En cuanto a nuestra violencia, supuestamente genética (¿motivo de orgullo? ¡Viva Villa!), ¿sabe usted que entre este año preciso de 1998 y 2008, la ciudad venezolana, la capital Caracas, ha pasado de 63 a 127 homicidios anuales por 100,000 habitantes, mientras que nuestro México veía bajar la tasa hasta la cifra de 9 por cien mil? Venezuela, bajo la batuta de un presidente que se sueña vitalicio, ha sufrido en 2008 14,500 homicidios y 16,500 en 2009: tiene 27 millones de habitantes con 12 millones de armas de fuego. Con El Salvador, Venezuela es uno de los dos países más violentos de América Latina y Caracas es la capital más violenta del continente. La desgracia del prójimo ni es consuelo, ni exime de culpa.

En los últimos años la mafia siciliana ha sido bastante discreta, pero no menos activa, mientras que sus hermanas la Camorra napolitana y la ‘Ndrangheta calabresa llaman la atención de los medios por su violencia espectacular, una violencia antigua, eterna, como estas organizaciones criminales, una violencia para nada “mexicana”. Hace dieciocho años, cuando la mafia mató al general Dalla Chiesa, encargado de la lucha contra ella, al líder del Partido Comunista en Sicilia, y a los principales y valientes jueces que la enfrentaban, la capital regional, la hermosa Palermo “era una orgía de sangre. Los asesinos deambulaban por las calles en grandes motos a plena luz del día, disparando casi con indiferencia. Abandonaban cadáveres decapitados en coches estacionados en la estación del FFCC, quemaban cadáveres en las calles del centro, arrojaban cadáveres a las puertas de las comisarías.
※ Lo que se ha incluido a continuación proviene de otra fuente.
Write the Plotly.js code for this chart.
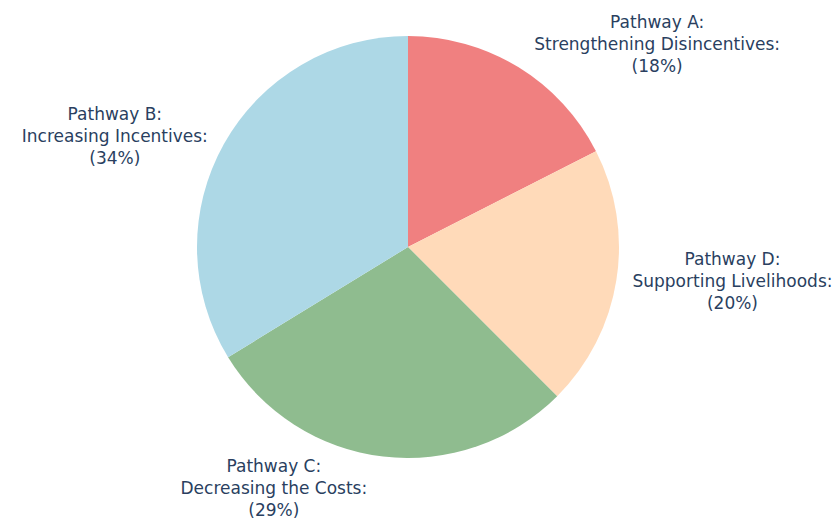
<!DOCTYPE html>
<html>
<head>
<meta charset="utf-8">
<script src="https://cdn.plot.ly/plotly-3.0.1.min.js"></script>
<style>html,body{margin:0;padding:0;background:#fff;}</style>
</head>
<body>
<div id="chart" style="width:834px;height:521px;"></div>
<script>
const labels = [
  "Pathway A:<br>Strengthening Disincentives",
  "Pathway D:<br>Supporting Livelihoods",
  "Pathway C:<br>Decreasing the Costs",
  "Pathway B:<br>Increasing Incentives"
];
const values = [14, 16, 23, 27];
const colors = ["#F08080", "#FFDAB9", "#8FBC8F", "#ADD8E6"];

const trace = {
  type: "pie",
  labels: labels,
  values: values,
  sort: false,
  direction: "clockwise",
  rotation: 0,
  marker: {colors: colors, line: {width: 0}},
  texttemplate: "%{label}:<br>(%{percent:.0%})",
  textposition: "outside",
  textfont: {family: "DejaVu Sans, Verdana, sans-serif", size: 17, color: "#2a3f5f"},
  hoverinfo: "label+percent",
  showlegend: false
};

const layout = {
  width: 834,
  height: 521,
  margin: {l: 100, r: 118, t: 36, b: 63, autoexpand: false},
  paper_bgcolor: "#ffffff",
  font: {family: "DejaVu Sans, Verdana, sans-serif", color: "#2a3f5f"},
  showlegend: false
};

Plotly.newPlot("chart", [trace], layout, {displayModeBar: false, staticPlot: true});
</script>
</body>
</html>
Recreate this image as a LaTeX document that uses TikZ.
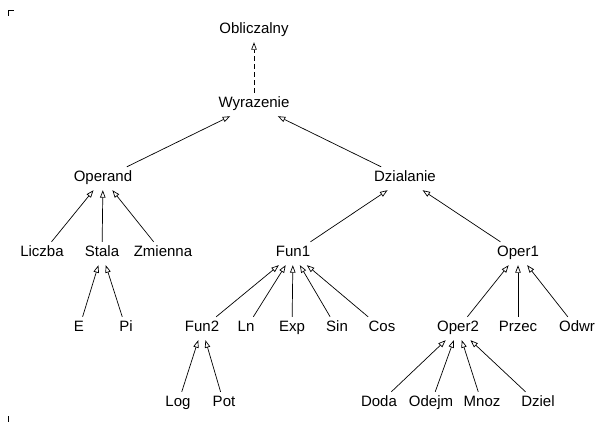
\documentclass[tikz,border=0pt]{standalone}
\usepackage{fontspec}
\setmainfont{Liberation Sans}
\usetikzlibrary{arrows.meta}
\begin{document}
\begin{tikzpicture}[x=1pt,y=-1pt,
  cls/.style={font=\fontsize{15pt}{17pt}\selectfont, text height=10pt, text depth=5pt, inner ysep=4pt, inner xsep=2pt},
  inh/.style={draw, line width=0.7pt, -{Triangle[open,length=7.5pt,width=5.5pt]}},
  real/.style={draw, line width=0.7pt, dash pattern=on 5pt off 3pt, -{Triangle[open,length=7.5pt,width=5.5pt]}}]
\useasboundingbox (0,0) rectangle (599,423);
% corner marks
\draw[line width=0.8pt] (13.5,10) -- (8,10) -- (8,15.5);
\draw[line width=0.8pt] (8,416) -- (8,422);
% nodes
\node[cls] (obl) at (254,30.5) {Obliczalny};
\node[cls] (wyr) at (254,104.5) {Wyrazenie};
\node[cls] (opd) at (103,178.5) {Operand};
\node[cls] (dzi) at (405,178.5) {Dzialanie};
\node[cls] (lic) at (42,253.5) {Liczba};
\node[cls] (sta) at (102,253.5) {Stala};
\node[cls] (zmi) at (163,253.5) {Zmienna};
\node[cls] (fun1) at (293,253.5) {Fun1};
\node[cls] (op1) at (518,253.5) {Oper1};
\node[cls] (e) at (79,328.5) {E};
\node[cls] (pi) at (126,328.5) {Pi};
\node[cls] (fun2) at (202,328.5) {Fun2};
\node[cls] (ln) at (246,328.5) {Ln};
\node[cls] (exp) at (292,328.5) {Exp};
\node[cls] (sin) at (337,328.5) {Sin};
\node[cls] (cos) at (382,328.5) {Cos};
\node[cls] (op2) at (458,328.5) {Oper2};
\node[cls] (prz) at (518,328.5) {Przec};
\node[cls] (odw) at (577,328.5) {Odwr};
\node[cls] (log) at (178,403.5) {Log};
\node[cls] (pot) at (224,403.5) {Pot};
\node[cls] (dod) at (379,403.5) {Doda};
\node[cls] (ode) at (431,403.5) {Odejm};
\node[cls] (mno) at (482,403.5) {Mnoz};
\node[cls] (dzl) at (538,403.5) {Dziel};
% edges
\draw[real] (wyr) -- (obl);
\draw[inh] (opd) -- (wyr);
\draw[inh] (dzi) -- (wyr);
\draw[inh] (lic) -- (opd);
\draw[inh] (sta) -- (opd);
\draw[inh] (zmi) -- (opd);
\draw[inh] (fun1) -- (dzi);
\draw[inh] (op1) -- (dzi);
\draw[inh] (e) -- (sta);
\draw[inh] (pi) -- (sta);
\draw[inh] (fun2) -- (fun1);
\draw[inh] (ln) -- (fun1);
\draw[inh] (exp) -- (fun1);
\draw[inh] (sin) -- (fun1);
\draw[inh] (cos) -- (fun1);
\draw[inh] (op2) -- (op1);
\draw[inh] (prz) -- (op1);
\draw[inh] (odw) -- (op1);
\draw[inh] (log) -- (fun2);
\draw[inh] (pot) -- (fun2);
\draw[inh] (dod) -- (op2);
\draw[inh] (ode) -- (op2);
\draw[inh] (mno) -- (op2);
\draw[inh] (dzl) -- (op2);
\end{tikzpicture}
\end{document}
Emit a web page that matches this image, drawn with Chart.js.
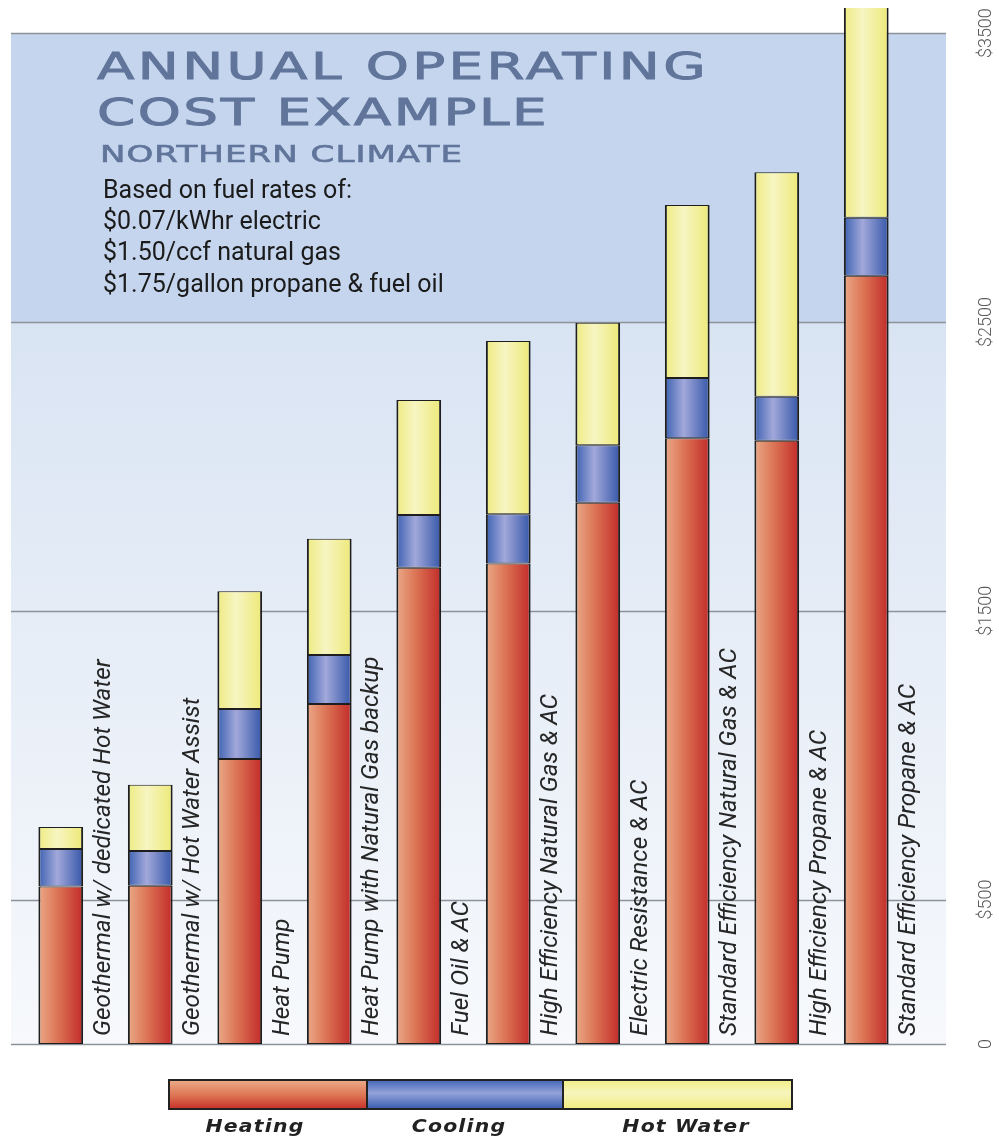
<!DOCTYPE html>
<html>
<head>
<meta charset="utf-8">
<script src="https://cdn.jsdelivr.net/npm/chart.js@4.4.1/dist/chart.umd.min.js"></script>
<style>
  body { margin: 0; background: #fff; }
  #wrap { position: relative; width: 999px; height: 1139px; overflow: hidden; }
  #wrap canvas { position: absolute; left: 0; top: 0; }
  .title { position: absolute; left: 97px; color: #61759b; -webkit-text-stroke: 0.9px #61759b; font-family: "DejaVu Sans", sans-serif; white-space: nowrap; transform-origin: 0 0; transform: scaleX(1.48); }
  .t1 { top: 45px; font-size: 37px; letter-spacing: 2.3px; }
  .t2 { top: 91px; font-size: 37px; letter-spacing: 1.7px; }
  .t3 { top: 141px; font-size: 23px; letter-spacing: 0.7px; left: 100px; -webkit-text-stroke: 0.6px #61759b; }
  .rates { position: absolute; left: 103px; top: 174px; font-family: Roboto, sans-serif; font-size: 25px; line-height: 31.2px; color: #1b1b1b; }
  .legend { position: absolute; left: 168px; top: 1079px; width: 625px; height: 31px; border: 2px solid #222; box-sizing: border-box; display: flex; }
  .legend div { height: 100%; }
  .lbl { position: absolute; top: 1116px; font-family: "DejaVu Sans", sans-serif; font-weight: bold; font-style: italic; font-size: 17px; letter-spacing: 1px; color: #222; transform: translateX(-50%) scaleX(1.2); white-space: nowrap; }
</style>
</head>
<body>
<div id="wrap">
  <canvas id="chart" width="999" height="1139"></canvas>
  <div class="title t1">ANNUAL OPERATING</div>
  <div class="title t2">COST EXAMPLE</div>
  <div class="title t3">NORTHERN CLIMATE</div>
  <div class="rates">Based on fuel rates of:<br>$0.07/kWhr electric<br>$1.50/ccf natural gas<br>$1.75/gallon propane &amp; fuel oil</div>
  <div class="legend">
    <div style="width:196px;background:linear-gradient(#eba884,#dc7252 55%,#c8352b);border-right:2px solid #222"></div>
    <div style="width:194px;background:linear-gradient(#4a6cbb,#94a3da 45%,#3d5fb0);border-right:2px solid #222"></div>
    <div style="flex:1;background:linear-gradient(#f1ee8a,#f7f5bd 45%,#efec82)"></div>
  </div>
  <div class="lbl" style="left:255px">Heating</div>
  <div class="lbl" style="left:459px">Cooling</div>
  <div class="lbl" style="left:686px">Hot Water</div>
</div>
<script>
const categories = [
  'Geothermal w/ dedicated Hot Water',
  'Geothermal w/ Hot Water Assist',
  'Heat Pump',
  'Heat Pump with Natural Gas backup',
  'Fuel Oil & AC',
  'High Efficiency Natural Gas & AC',
  'Electric Resistance & AC',
  'Standard Efficiency Natural Gas & AC',
  'High Efficiency Propane & AC',
  'Standard Efficiency Propane & AC',
];
const heating = [545, 548, 987, 1177, 1649, 1664, 1874, 2097, 2089, 2660];
const cooling = [130, 120, 173, 170, 183, 170, 199, 209, 152, 201];
const hotWater = [76, 230, 408, 402, 398, 600, 424, 599, 777, 760];
const yTicks = [0, 500, 1500, 2500, 3500];
const yTickLabels = ['0', '$500', '$1500', '$2500', '$3500'];

const barFrac = 0.5;

function barFill(stops) {
  return (ctx) => {
    const chart = ctx.chart;
    const x = chart.scales.x;
    const fallback = stops[1][1];
    if (!chart.chartArea || !x) return fallback;
    const c = x.getPixelForValue(ctx.dataIndex);
    const half = (x.width / categories.length) * barFrac / 2;
    if (!isFinite(c) || !isFinite(half) || half <= 0) return fallback;
    const g = chart.ctx.createLinearGradient(c - half, 0, c + half, 0);
    stops.forEach(([o, col]) => g.addColorStop(o, col));
    return g;
  };
}

const backdrop = {
  id: 'backdrop',
  beforeDatasetsDraw(chart) {
    const { ctx } = chart;
    const y = chart.scales.y;
    const left = 11, right = 946;
    const y3500 = y.getPixelForValue(3500);
    const y2500 = y.getPixelForValue(2500);
    const y0 = y.getPixelForValue(0);
    ctx.save();
    ctx.fillStyle = '#c4d5ed';
    ctx.fillRect(left, y3500, right - left, y2500 - y3500);
    const g = ctx.createLinearGradient(0, y2500, 0, y0);
    g.addColorStop(0, '#d9e4f3');
    g.addColorStop(1, '#f7f9fc');
    ctx.fillStyle = g;
    ctx.fillRect(left, y2500, right - left, y0 - y2500);
    ctx.strokeStyle = '#8d929a';
    ctx.lineWidth = 1.5;
    yTicks.forEach((v) => {
      const py = Math.round(y.getPixelForValue(v)) + 0.5;
      ctx.beginPath();
      ctx.moveTo(left, py);
      ctx.lineTo(right, py);
      ctx.stroke();
    });
    ctx.restore();
  },
  afterDatasetsDraw(chart) {
    const { ctx } = chart;
    const x = chart.scales.x;
    const y = chart.scales.y;
    ctx.save();
    ctx.fillStyle = '#262626';
    ctx.font = 'italic 24.3px Roboto, sans-serif';
    ctx.textAlign = 'left';
    ctx.textBaseline = 'middle';
    categories.forEach((label, i) => {
      ctx.save();
      ctx.translate(x.getPixelForValue(i) + 43, y.getPixelForValue(0) - 8);
      ctx.rotate(-Math.PI / 2);
      ctx.fillText(label, 0, 0);
      ctx.restore();
    });
    ctx.fillStyle = '#5a5a5a';
    ctx.font = '300 18px Roboto, sans-serif';
    ctx.textAlign = 'center';
    yTicks.forEach((v, i) => {
      ctx.save();
      ctx.translate(986, y.getPixelForValue(v));
      ctx.rotate(-Math.PI / 2);
      ctx.fillText(yTickLabels[i], 0, 0);
      ctx.restore();
    });
    ctx.restore();
  },
};

const common = {
  borderColor: '#1e1e1e',
  borderWidth: { top: 1, bottom: 1, left: 2, right: 2 },
  borderSkipped: false,
  barPercentage: barFrac,
  categoryPercentage: 1,
  clip: { left: 5, right: 5, top: 0, bottom: 5 },
};

new Chart(document.getElementById('chart'), {
  type: 'bar',
  data: {
    labels: categories,
    datasets: [
      { ...common, label: 'Heating', data: heating,
        backgroundColor: barFill([[0, '#eaa987'], [0.45, '#db7253'], [1, '#c22b29']]) },
      { ...common, label: 'Cooling', data: cooling,
        backgroundColor: barFill([[0, '#3d62b2'], [0.42, '#a2a8da'], [1, '#3557a9']]) },
      { ...common, label: 'Hot Water', data: hotWater,
        backgroundColor: barFill([[0, '#eeeb82'], [0.42, '#f7f5c2'], [1, '#ede978']]) },
    ],
  },
  options: {
    responsive: false,
    animation: false,
    layout: { padding: { left: 16, right: 88, top: 8, bottom: 95 } },
    plugins: { legend: { display: false }, tooltip: { enabled: false } },
    scales: {
      x: { stacked: true, display: false },
      y: {
        stacked: true, display: false, position: 'right', min: 0, max: 3587,
        afterBuildTicks: (scale) => { scale.ticks = yTicks.map((value) => ({ value })); },
      },
    },
  },
  plugins: [backdrop],
});
</script>
</body>
</html>
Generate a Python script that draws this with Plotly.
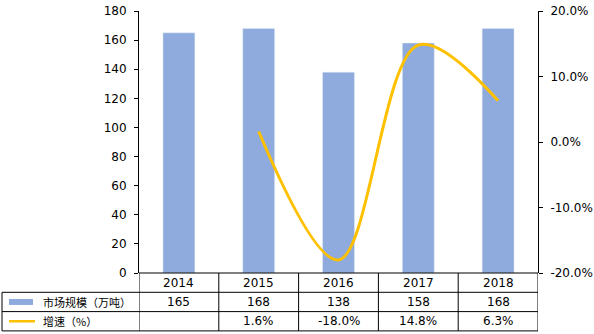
import plotly.graph_objects as go

# Market size (10k tonnes) and year-on-year growth (%)
years = ["2014", "2015", "2016", "2017", "2018"]
market = [165, 168, 138, 158, 168]
growth = [None, 1.6, -18.0, 14.8, 6.3]

left_ticks = list(range(0, 181, 20))
right_ticks = [-20, -10, 0, 10, 20]

W, H = 594, 334
ML, MR, MT, MB = 139, 56, 11, 61
plot_w = W - ML - MR
plot_h = H - MT - MB
row_h = 19.3

BAR = "#8FAADC"
LINE = "#FFC000"
FONT = "DejaVu Sans, Noto Sans CJK SC, sans-serif"
CJK = "Noto Sans CJK SC, DejaVu Sans, sans-serif"


def py(px_below):
    """Paper y for a distance in pixels below the plot area's bottom edge."""
    return -px_below / plot_h


def fx(px):
    """Paper x for an absolute pixel column."""
    return (px - ML) / plot_w


fig = go.Figure()
fig.add_trace(go.Bar(x=list(range(len(years))), y=market, marker_color=BAR,
                     name="市场规模（万吨）", yaxis="y"))
gx = [i for i, g in enumerate(growth) if g is not None]
gy = [g for g in growth if g is not None]
fig.add_trace(go.Scatter(x=gx, y=gy, mode="lines", yaxis="y2",
                         line=dict(color=LINE, width=3, shape="spline", smoothing=1.0),
                         name="增速（%）"))

shapes = []
annotations = []
n = len(years)
line_style = dict(color="black", width=1)

# Data table under the plot: year row, market row, growth row
shapes.append(dict(type="line", xref="x", yref="paper", x0=-0.5, x1=n - 0.5,
                   y0=0, y1=0, line=line_style))
for r in (1, 2, 3):
    shapes.append(dict(type="line", xref="paper", yref="paper",
                       x0=fx(2), x1=1, y0=py(r * row_h), y1=py(r * row_h),
                       line=line_style))
for i in range(n + 1):
    shapes.append(dict(type="line", xref="x", yref="paper", x0=i - 0.5, x1=i - 0.5,
                       y0=0, y1=py(3 * row_h), line=line_style))
shapes.append(dict(type="line", xref="paper", yref="paper", x0=fx(2), x1=fx(2),
                   y0=py(row_h), y1=py(3 * row_h), line=line_style))

cell_font = dict(size=12, family=FONT, color="black")
for i, yr in enumerate(years):
    g = growth[i]
    for r, txt in enumerate([yr, str(market[i]), "" if g is None else f"{g:.1f}%"]):
        annotations.append(dict(x=i, y=py((r + 0.5) * row_h), xref="x", yref="paper",
                                text=txt, showarrow=False, xanchor="center",
                                yanchor="middle", font=cell_font))

# legend keys inside the table's label column
shapes.append(dict(type="rect", xref="paper", yref="paper", x0=fx(9), x1=fx(33),
                   y0=py(1.5 * row_h - 3), y1=py(1.5 * row_h + 3),
                   fillcolor=BAR, line=dict(width=0)))
shapes.append(dict(type="line", xref="paper", yref="paper", x0=fx(9), x1=fx(35),
                   y0=py(2.5 * row_h), y1=py(2.5 * row_h),
                   line=dict(color=LINE, width=2.5)))
for r, label in ((1, "市场规模（万吨）"), (2, "增速（%）")):
    annotations.append(dict(x=fx(41), y=py((r + 0.5) * row_h), xref="paper",
                            yref="paper", text=label, showarrow=False,
                            xanchor="left", yanchor="middle",
                            font=dict(size=11, family=CJK, color="black")))

fig.update_layout(
    width=W, height=H,
    margin=dict(l=ML, r=MR, t=MT, b=MB, pad=0, autoexpand=False),
    paper_bgcolor="white", plot_bgcolor="white",
    showlegend=False, bargap=0.6,
    font=dict(family=FONT, size=12, color="black"),
    xaxis=dict(showticklabels=False, showline=False, automargin=False,
               showgrid=False, zeroline=False, range=[-0.5, n - 0.5], ticks=""),
    yaxis=dict(range=[0, 180], tickvals=left_ticks, showgrid=False, zeroline=False,
               showline=True, linecolor="black", linewidth=1, automargin=False,
               ticks="outside", ticklen=4, tickcolor="black", ticklabelstandoff=5,
               tickfont=dict(size=12, family=FONT)),
    yaxis2=dict(range=[-20, 20], tickvals=right_ticks,
                ticktext=[f"{v:.1f}%" for v in right_ticks],
                overlaying="y", side="right", showgrid=False, zeroline=False,
                showline=True, linecolor="black", linewidth=1, automargin=False,
                ticks="outside", ticklen=4, tickcolor="black", ticklabelstandoff=5,
                tickfont=dict(size=12, family=FONT)),
    shapes=shapes, annotations=annotations,
)

fig.write_html("out.html")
Era una atmósfera despiadada, de una arrogancia terrible, escribió el juez que presidió el gran juicio de Palermo”. Hubo juicio, un grandísimo juicio, y el Estado italiano, sus jueces, sus policías valientes e incorruptos ganaron esa batalla. ¿Ganaron la guerra? Eso es otra historia. Es nuestra historia, es una historia mundial.

Es una guerra inevitable. Cambiará de forma, pero seguirá, permanente, eterna.